Marc 7, 31 à 37 (lire le texte)

IL FAIT
ENTENDRE LES SOURDS
ET PARLER LES MUETS

Texte proposé pour la

semaine de prière

pour

l’unité des chrétiens

2007

 

 

 

 

 

Cette année, l’équipe qui a préparé la célébration de la semaine de l’unité a choisi comme texte biblique l’Évangile de Marc : Il fait entendre les sourds et parler les muets (Marc 7, 31-37).

On amène donc à Jésus un homme, ce malheureux est sourd et ne sait pas bien parler. Nous ne savons pas qui l’amène, visiblement, ce sont les habitants du lieu, des païens, des non juifs. Le texte grec emploie le mot μογιλλον, ce qui veut dire : « parlant avec peine, avec difficulté ». Dans la Septante ce mot n’est utilisé qu’une fois pour désigner quelqu’un qui est muet (Esaïe 35,6).

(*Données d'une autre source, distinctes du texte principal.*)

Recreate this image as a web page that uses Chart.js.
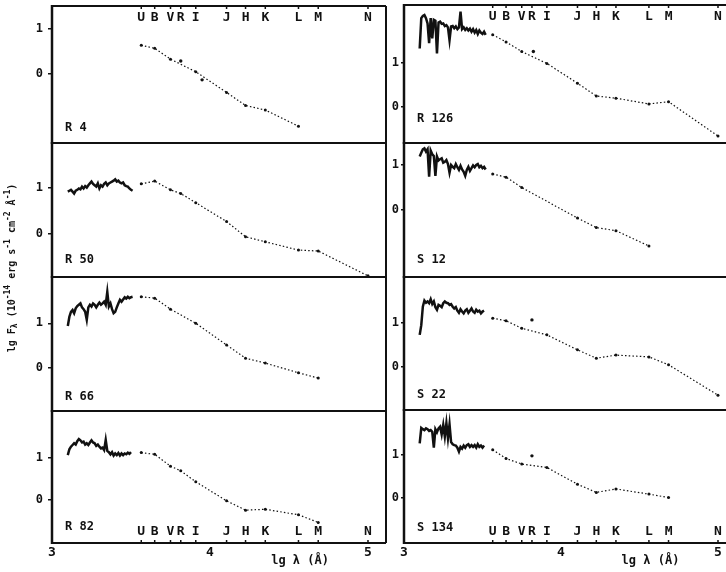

Voilà un homme que l’on plaint de son handicap, un exclu de la vie sociale. Il est enfermé dans le monde du silence. Il n’est peut-être pas un sourd de naissance, mais il est devenu incapable de reproduire les sons de la voix humaine et de contrôler sa propre voix… Il a perdu, c’est là son drame, la communication avec les autres. Il est isolé, impossible d’échanger en détail avec son entourage !

Ce païen est amené à Jésus pour voir ce qu’il fera. Nous connaissons tous cette parole du prophète Esaïe : « Alors, les yeux des aveugles seront dessillés, les oreilles des sourds s’ouvriront ; alors le boiteux sautera comme un cerf, et la langue du muet poussera des cris de joie. »

Jésus le prit a part et les gestes auxquels il se livre évoquent la pratique des guérisseurs. Utilisation des doigts dans les oreilles et dans la bouche, recours à la salive, prière, soupirs, et recours à une parole libératrice : « Ephphatha - Ouvre-toi ! »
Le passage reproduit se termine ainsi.